Among the huge number of recent postings there was one in which VN’s translation of The Song of Igor’s Campaign was mentioned. The poster also mentioned that The Song’s authenticity had been disputed. It’s going to be of interest perhaps only to professional Slavists who are, sadly, mostly lurkers on NABOKV-L. But: VN mentioned André Mazon’s 1940 book whose argument (The Song was written in the 18C by an imitator of the Zadonschina) he dismissed. Since then there have been other scholars questioning The Song’s authenticity despite Prof. Dean S. Worth’s admonition: “Attacks on the authenticity of the Igor’s Tale have always come from amateurs, while the defenders have been philologists with professional competence in 12C Russian language and culture” (Victor Terras, Handbook of Russian Literature (1985), p.425). The most recent debate was between Prof. E.L. Keenan, a historian (Harvard Univ.), and Prof. A.A. Zaliznyak, a linguist (Moscow Univ.), Keenan proposing that the real author of The Song was a 18C Czech imitator named Josef Dobrovsky, and Zaliznyak offering his philological, linguistic counter-evidence. Keenan’s book was published in 2003 in English; Zaliznyak’s book in 2004 in Russian (I’m familiar only with the latter). To return to VN, I was wondering if anybody had commented on what VN wrote about the necessity, after all is said and done, to “cope with certain eerie doubts” (Intro, p. 14).
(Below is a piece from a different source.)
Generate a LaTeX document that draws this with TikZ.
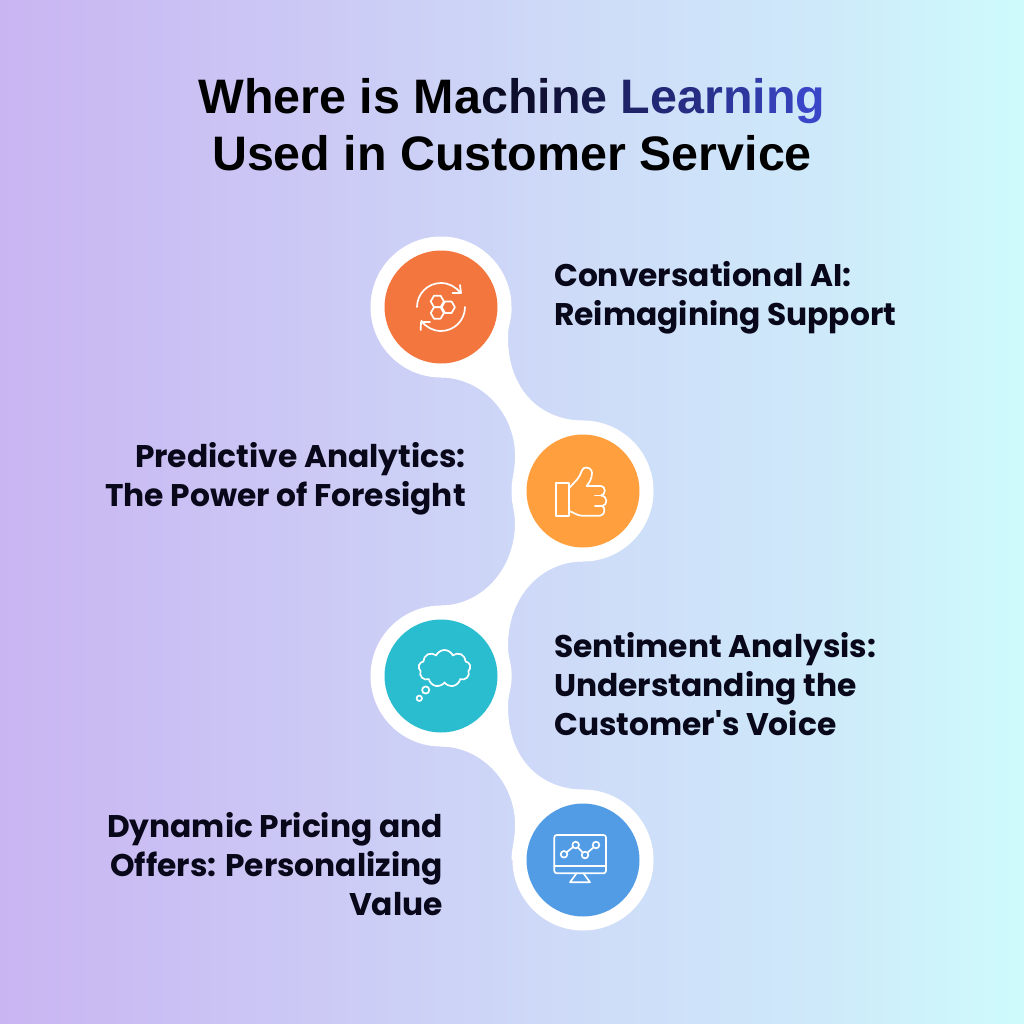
\documentclass[tikz,border=0pt]{standalone}
\usepackage{fontspec}
\newfontfamily\bodyfont{Poppins}
\newfontfamily\titlefont{Liberation Sans}
\usetikzlibrary{shapes.symbols,positioning}

\definecolor{bgleft}{HTML}{C9B5F2}
\definecolor{bgmid}{HTML}{CEDBF8}
\definecolor{bgright}{HTML}{CEFBFC}
\definecolor{orangedark}{HTML}{F2763D}
\definecolor{orangelight}{HTML}{FF9F3E}
\definecolor{teal}{HTML}{2ABCCF}
\definecolor{skyblue}{HTML}{529CE5}
\definecolor{titleblue}{HTML}{3A46C8}
\definecolor{inkblack}{HTML}{08081A}

\pgfdeclarehorizontalshading{pagebg}{100bp}{
  color(0bp)=(bgleft); color(25bp)=(bgleft); color(38bp)=(bgleft!55!bgmid); color(53bp)=(bgmid); color(65bp)=(bgmid!55!bgright); color(75bp)=(bgright); color(100bp)=(bgright)}

\newcommand{\tl}[2]{\textcolor{titleblue!#1!inkblack}{#2}}

\begin{document}
\begin{tikzpicture}[x=1pt,y=-1pt]

\tikzset{
  disc/.style={circle, minimum size=113pt, inner sep=0pt},
  halo/.style={circle, fill=white, minimum size=141pt, inner sep=0pt},
  lbl/.style={font=\bodyfont\fontsize{31.3}{39}\selectfont\bfseries, text=inkblack, inner sep=0pt},
  ico/.style={draw=white, line width=1.7pt, line join=round, line cap=round},
}

\useasboundingbox (0,0) rectangle (1024,1024);
\shade[shading=pagebg] (0,0) rectangle (1024,1024);

% white ribbon behind the discs
\node[halo] (h1) at (441,307) {};
\node[halo] (h2) at (583,491) {};
\node[halo] (h3) at (441,676) {};
\node[halo] (h4) at (583,860) {};

\fill[white] (441,377.5) .. controls (483,378) and (517,415) .. (515,460) .. controls (514.5,472) and (511.5,480) .. (511.5,491)
  -- (583,491) -- (583,420.5) .. controls (541,420.5) and (507,390) .. (508,335) .. controls (508.3,325) and (511.5,318) .. (511.5,307) -- (441,307) -- cycle;
\fill[white] (511.5,491) .. controls (511.5,505) and (515,512) .. (515,523) .. controls (515,568) and (483,605) .. (441,605.5)
  -- (441,676) -- (511.5,676) .. controls (511.5,665) and (508.3,658) .. (508,648) .. controls (507,597) and (541,561.5) .. (583,561.5) -- (583,491) -- cycle;
\fill[white] (441,746.5) .. controls (483,747) and (517,784) .. (515,829) .. controls (514.5,841) and (511.5,849) .. (511.5,860)
  -- (583,860) -- (583,789.5) .. controls (541,789.5) and (507,759) .. (508,704) .. controls (508.3,694) and (511.5,687) .. (511.5,676) -- (441,676) -- cycle;

\node[disc, fill=orangedark] (d1) at (h1) {};
\node[disc, fill=orangelight] (d2) at (h2) {};
\node[disc, fill=teal] (d3) at (h3) {};
\node[disc, fill=skyblue] (d4) at (h4) {};

% refresh icon
\begin{scope}[shift={(d1.center)}, ico]
  \draw (-24,0) arc[start angle=180, end angle=325, radius=24];
  \draw (24,0) arc[start angle=0, end angle=145, radius=24];
  \draw (19,-22) -- (20,-14) -- (11.5,-14);
  \draw (-20.3,23) -- (-20,15) -- (-11,15);
  \foreach \hx/\hy in {-3.7/-5.6, -3.7/6, 7.3/0.2}
    \draw (\hx,\hy) +(0:6.6) -- +(60:6.6) -- +(120:6.6) -- +(180:6.6) -- +(240:6.6) -- +(300:6.6) -- cycle;
\end{scope}

% thumb icon
\begin{scope}[ico]
  \draw (555.7,483.3) rectangle (569,515.7);
  \draw (569,488.3) -- (577.5,479) .. controls (581,475) and (581,470) .. (584,468)
    .. controls (588,466.5) and (592,469) .. (592,473) .. controls (592,479) and (589,483) .. (586.5,486)
    -- (601,486) .. controls (606,486) and (606,495) .. (601,495.5)
    .. controls (608,496) and (608,505.5) .. (602,506) .. controls (606,507) and (605,515.7) .. (600,515.7)
    -- (582,515.7) .. controls (577,515.7) and (573,512) .. (569,511);
  \draw (601,495.5) -- (595,495.5);
  \draw (602,506) -- (595,506);
\end{scope}

% thought icon
\node[cloud, draw=white, line width=1.7pt, cloud puffs=9, cloud puff arc=130, aspect=1.4,
  minimum width=52pt, minimum height=37pt, inner sep=0pt] (thought) at (444.5,668.5) {};
\draw[ico] (425.7,690) circle[radius=3.6];
\draw[ico] (419.3,698.3) circle[radius=2.7];

% monitor icon
\begin{scope}[ico]
  \draw[rounded corners=2.5pt] (554.3,835) rectangle (606,873.3);
  \draw (554.3,865.7) -- (606,865.7);
  \draw (576.5,873.3) -- (570,882.3) -- (590,882.3) -- (583.5,873.3);
  \draw (564,854.3) -- (575.7,845) -- (585,855) -- (596,845);
  \foreach \px/\py in {564/854.3, 575.7/845, 585/855, 596/845}
    \draw[fill=skyblue] (\px,\py) circle[radius=3.3];
\end{scope}

% title
\node[font=\titlefont\fontsize{48.4}{56.5}\selectfont\bfseries, text=black, align=center, inner sep=0pt] (title) at (512,124.5)
  {Where is Ma\tl{5}{c}\tl{10}{h}\tl{15}{i}\tl{20}{n}\tl{28}{e} \tl{45}{L}\tl{52}{e}\tl{60}{a}\tl{68}{r}\tl{75}{n}\tl{82}{i}\tl{90}{n}\tl{100}{g}\\Used in Customer Service};

% labels
\node[lbl, anchor=west, align=left] (t1) at (554,298) {Conversational AI:\\Reimagining Support};
\node[lbl, anchor=east, align=right] (t2) at (466,479) {Predictive Analytics:\\The Power of Foresight};
\node[lbl, anchor=west, align=left] (t3) at (554,684) {Sentiment Analysis:\\Understanding the\\Customer's Voice};
\node[lbl, anchor=east, align=right] (t4) at (443,864) {Dynamic Pricing and\\Offers: Personalizing\\Value};

\end{tikzpicture}
\end{document}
Someone in Kievan Rus in the early summer of 1187 describes a series of events which started only two years before and are “still in a state of live flux and formlessness.” How could the author “combine this political, local, actual, journalistic reality” with “such poetical imagery as is usually associated with the maturity of fondly manipulated impressions” (ibid.)?

 

This is a minor point but perhaps someone out there with a better knowledge might have something to say.